Ele não disse se a Ucrânia havia recebido o memorando. Em uma postagem nas redes sociais, Zelensky afirmou apenas que se reuniu com a alta liderança e “definiu nossas posições” antes das negociações de segunda-feira em Istambul, onde o ministro da Defesa, Rustem Umerov, lideraria a delegação ucraniana.
A Turquia sediará a reunião, propiciada pela pressão do presidente americano, Donald Trump, para alcançar um acordo que ponha fim à guerra, iniciada há mais de três anos. Autoridades ucranianas acusaram o presidente Vladimir Putin, da Rússia, de ganhar tempo nas negociações.
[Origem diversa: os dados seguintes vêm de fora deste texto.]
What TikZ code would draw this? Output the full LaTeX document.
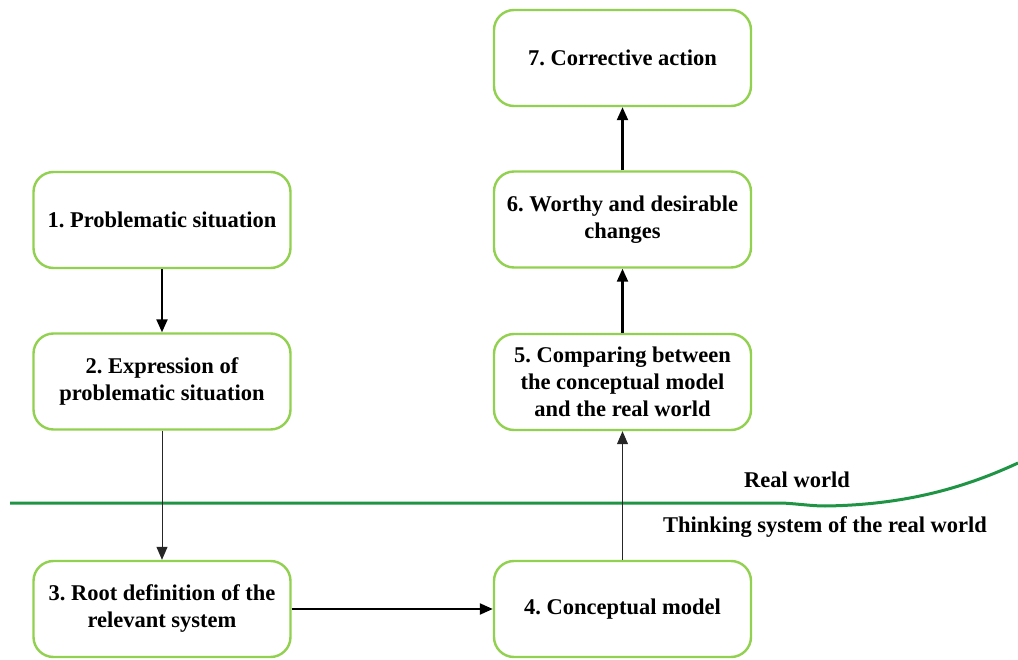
\documentclass[tikz,border=0pt]{standalone}
\usepackage{fontspec}
\setmainfont{Liberation Serif}
\usetikzlibrary{arrows.meta}
\definecolor{boxgreen}{HTML}{92D050}
\definecolor{linegreen}{HTML}{1E9444}
\tikzset{
  stage/.style={draw=boxgreen, line width=2.4pt, rounded corners=20pt, fill=white,
    minimum width=257pt, minimum height=96pt, align=center, inner sep=4pt,
    font=\fontsize{22.5pt}{27pt}\selectfont\bfseries\frenchspacing},
  flow/.style={-{Triangle[length=13pt,width=11pt]}, line width=2.2pt, black},
  thinflow/.style={-{Triangle[length=13pt,width=11pt]}, line width=1pt, black!85},
  zone/.style={font=\fontsize{22.5pt}{27pt}\selectfont\bfseries, inner sep=0pt}
}
\begin{document}
\begin{tikzpicture}[x=1pt,y=-1pt]
  \useasboundingbox (0,0) rectangle (1018,660);

  % boundary between the real world and systems thinking
  \draw[linegreen, line width=3pt]
    (10,503) -- (782,503)
    .. controls (800,504) and (812,506) .. (825,506)
    .. controls (900,505) and (960,490) .. (1018,463);
  \node[zone] (rw) at (797,480) {Real world};
  \node[zone] (ts) at (825,527) {Thinking system of the real world};

  % the seven stages
  \node[stage] (s1) at (162,220) {1. Problematic situation};
  \node[stage] (s2) at (162,381.5) {2. Expression of\\problematic situation};
  \node[stage] (s3) at (162,609) {3. Root definition of the\\relevant system};
  \node[stage] (s4) at (622.5,609) {4. Conceptual model};
  \node[stage] (s5) at (622.5,382) {5. Comparing between\\the conceptual model\\and the real world};
  \node[stage] (s6) at (622.5,219.5) {6. Worthy and desirable\\changes};
  \node[stage] (s7) at (622.5,58) {7. Corrective action};

  % connectors
  \draw[flow] (s1) -- (s2);
  \draw[thinflow] (s2) -- (s3);
  \draw[flow] (s3) -- (s4);
  \draw[thinflow] (s4) -- (s5);
  \draw[flow] (s5) -- (s6);
  \draw[flow] (s6) -- (s7);
\end{tikzpicture}
\end{document}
Zelensky, que tinha expressado anteriormente seu ceticismo em relação à seriedade da parte russa sobre a reunião de segunda-feira, disse ter definido a posição da delegação ucraniana no encontro.
As prioridades são obter "um cessar-fogo completo e incondicional", assim como o "retorno dos prisioneiros" e das crianças que Kiev acusa Moscou de ter sequestrado, escreveu nas redes sociais.
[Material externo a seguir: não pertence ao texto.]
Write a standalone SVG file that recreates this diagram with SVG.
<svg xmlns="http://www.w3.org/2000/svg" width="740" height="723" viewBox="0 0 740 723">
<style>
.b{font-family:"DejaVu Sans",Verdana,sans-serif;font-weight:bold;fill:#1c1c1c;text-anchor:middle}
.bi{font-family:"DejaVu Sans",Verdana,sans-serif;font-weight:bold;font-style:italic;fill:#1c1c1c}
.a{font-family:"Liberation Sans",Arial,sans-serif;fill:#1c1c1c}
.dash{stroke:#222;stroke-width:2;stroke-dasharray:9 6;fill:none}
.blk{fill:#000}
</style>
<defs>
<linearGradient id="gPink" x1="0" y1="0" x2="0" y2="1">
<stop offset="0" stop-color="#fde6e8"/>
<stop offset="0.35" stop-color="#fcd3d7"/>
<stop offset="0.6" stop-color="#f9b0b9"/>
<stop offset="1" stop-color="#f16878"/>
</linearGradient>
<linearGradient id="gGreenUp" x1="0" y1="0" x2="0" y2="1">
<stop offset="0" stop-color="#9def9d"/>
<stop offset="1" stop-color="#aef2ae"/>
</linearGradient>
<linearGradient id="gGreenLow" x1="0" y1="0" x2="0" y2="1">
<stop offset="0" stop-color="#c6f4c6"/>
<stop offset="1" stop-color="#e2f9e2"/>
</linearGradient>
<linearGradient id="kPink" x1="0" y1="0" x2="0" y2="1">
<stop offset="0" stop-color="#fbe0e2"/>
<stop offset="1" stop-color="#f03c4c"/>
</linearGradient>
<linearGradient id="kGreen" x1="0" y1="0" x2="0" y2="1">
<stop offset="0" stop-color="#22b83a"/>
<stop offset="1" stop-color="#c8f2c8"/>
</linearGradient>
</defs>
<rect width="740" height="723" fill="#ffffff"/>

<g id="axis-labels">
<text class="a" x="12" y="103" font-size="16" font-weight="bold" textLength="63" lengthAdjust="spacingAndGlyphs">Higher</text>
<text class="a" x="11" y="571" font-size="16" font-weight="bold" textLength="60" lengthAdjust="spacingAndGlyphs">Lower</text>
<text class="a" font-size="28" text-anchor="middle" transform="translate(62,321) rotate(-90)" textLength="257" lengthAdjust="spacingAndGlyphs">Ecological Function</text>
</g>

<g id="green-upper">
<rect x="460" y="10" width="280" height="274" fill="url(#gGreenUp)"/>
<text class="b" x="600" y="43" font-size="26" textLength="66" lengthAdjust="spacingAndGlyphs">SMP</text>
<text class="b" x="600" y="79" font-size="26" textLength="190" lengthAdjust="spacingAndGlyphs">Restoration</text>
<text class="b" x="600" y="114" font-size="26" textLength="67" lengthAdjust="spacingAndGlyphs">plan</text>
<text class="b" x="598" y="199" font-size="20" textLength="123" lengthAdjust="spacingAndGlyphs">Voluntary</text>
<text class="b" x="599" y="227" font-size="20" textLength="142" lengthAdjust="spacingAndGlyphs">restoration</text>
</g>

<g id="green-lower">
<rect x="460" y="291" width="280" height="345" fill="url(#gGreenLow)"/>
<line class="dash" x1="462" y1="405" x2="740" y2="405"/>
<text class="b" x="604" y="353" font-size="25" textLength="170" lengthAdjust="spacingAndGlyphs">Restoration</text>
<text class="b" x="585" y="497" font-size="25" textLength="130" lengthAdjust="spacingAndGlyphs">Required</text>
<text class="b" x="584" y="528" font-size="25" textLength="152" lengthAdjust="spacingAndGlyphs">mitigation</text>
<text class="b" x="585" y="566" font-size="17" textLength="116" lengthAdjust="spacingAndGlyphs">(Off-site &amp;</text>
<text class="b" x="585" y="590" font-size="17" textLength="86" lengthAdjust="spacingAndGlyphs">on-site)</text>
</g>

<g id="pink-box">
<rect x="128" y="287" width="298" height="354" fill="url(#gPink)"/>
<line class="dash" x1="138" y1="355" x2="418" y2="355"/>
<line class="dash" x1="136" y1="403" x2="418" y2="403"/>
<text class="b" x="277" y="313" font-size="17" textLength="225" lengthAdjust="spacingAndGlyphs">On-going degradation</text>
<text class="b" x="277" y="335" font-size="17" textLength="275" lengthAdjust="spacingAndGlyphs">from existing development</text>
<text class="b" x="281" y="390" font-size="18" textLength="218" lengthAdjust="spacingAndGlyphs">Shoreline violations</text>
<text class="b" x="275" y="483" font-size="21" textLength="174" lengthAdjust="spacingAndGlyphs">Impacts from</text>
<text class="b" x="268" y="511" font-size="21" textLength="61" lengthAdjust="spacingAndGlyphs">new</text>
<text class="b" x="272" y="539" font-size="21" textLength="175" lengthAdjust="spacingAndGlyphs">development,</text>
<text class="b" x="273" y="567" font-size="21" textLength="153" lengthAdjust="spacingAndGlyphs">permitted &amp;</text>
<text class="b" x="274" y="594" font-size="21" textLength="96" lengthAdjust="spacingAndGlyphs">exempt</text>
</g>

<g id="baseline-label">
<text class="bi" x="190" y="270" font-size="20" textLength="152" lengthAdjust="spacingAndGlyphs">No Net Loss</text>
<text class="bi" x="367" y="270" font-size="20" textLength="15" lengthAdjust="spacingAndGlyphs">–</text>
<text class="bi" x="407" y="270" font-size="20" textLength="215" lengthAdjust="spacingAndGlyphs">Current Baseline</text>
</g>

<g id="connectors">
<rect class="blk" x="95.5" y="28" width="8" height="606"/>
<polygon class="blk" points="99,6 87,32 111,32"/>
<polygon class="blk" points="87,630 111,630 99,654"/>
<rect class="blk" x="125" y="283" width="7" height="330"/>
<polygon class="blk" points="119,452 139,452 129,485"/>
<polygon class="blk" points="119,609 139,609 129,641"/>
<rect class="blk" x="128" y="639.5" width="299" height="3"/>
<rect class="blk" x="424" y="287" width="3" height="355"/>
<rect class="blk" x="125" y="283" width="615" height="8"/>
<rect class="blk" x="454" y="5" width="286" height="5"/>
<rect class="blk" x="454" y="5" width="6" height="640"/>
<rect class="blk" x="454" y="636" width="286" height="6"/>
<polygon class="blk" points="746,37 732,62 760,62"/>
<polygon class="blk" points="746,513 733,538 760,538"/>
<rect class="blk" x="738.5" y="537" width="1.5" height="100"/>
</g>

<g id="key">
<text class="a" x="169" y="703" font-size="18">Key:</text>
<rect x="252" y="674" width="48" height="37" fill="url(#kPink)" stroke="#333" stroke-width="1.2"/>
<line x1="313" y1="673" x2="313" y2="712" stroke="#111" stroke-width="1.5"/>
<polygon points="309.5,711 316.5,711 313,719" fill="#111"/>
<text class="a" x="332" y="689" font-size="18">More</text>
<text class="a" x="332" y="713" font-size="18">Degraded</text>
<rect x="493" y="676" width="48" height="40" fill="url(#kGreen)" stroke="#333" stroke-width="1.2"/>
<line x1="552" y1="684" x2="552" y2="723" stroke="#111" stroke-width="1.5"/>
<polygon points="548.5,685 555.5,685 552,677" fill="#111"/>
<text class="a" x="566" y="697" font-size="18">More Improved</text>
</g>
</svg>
Já Moscou disse ter suas próprias condições para a paz, mas se negou a divulgá-las de antemão. Putin descartou a proposta turca de realizar a reunião entre chefes de Estado.
Horas antes do ataque deste domingo à base de treinamento militar na Ucrânia, a Rússia também lançou o que autoridades ucranianas disseram ser o maior ataque aéreo combinado durante a noite ao país desde o início da guerra.
Segundo a Força Aérea da Ucrânia, a Rússia lançou 472 drones e sete mísseis durante a noite, tendo a maioria dos drones e três dos mísseis sido interceptados, apesar de pelo menos 18 alvos terem sido atingidos, segundo as autoridades.
Embora a Força Aérea não tenha fornecido mais detalhes sobre o que foi atingido, autoridades locais na região de Kiev disseram que pelo menos 10 casas sofreram danos. As autoridades locais também relataram danos na região de Kirovohrad, no centro da Ucrânia, e na região nordeste de Kharkiv.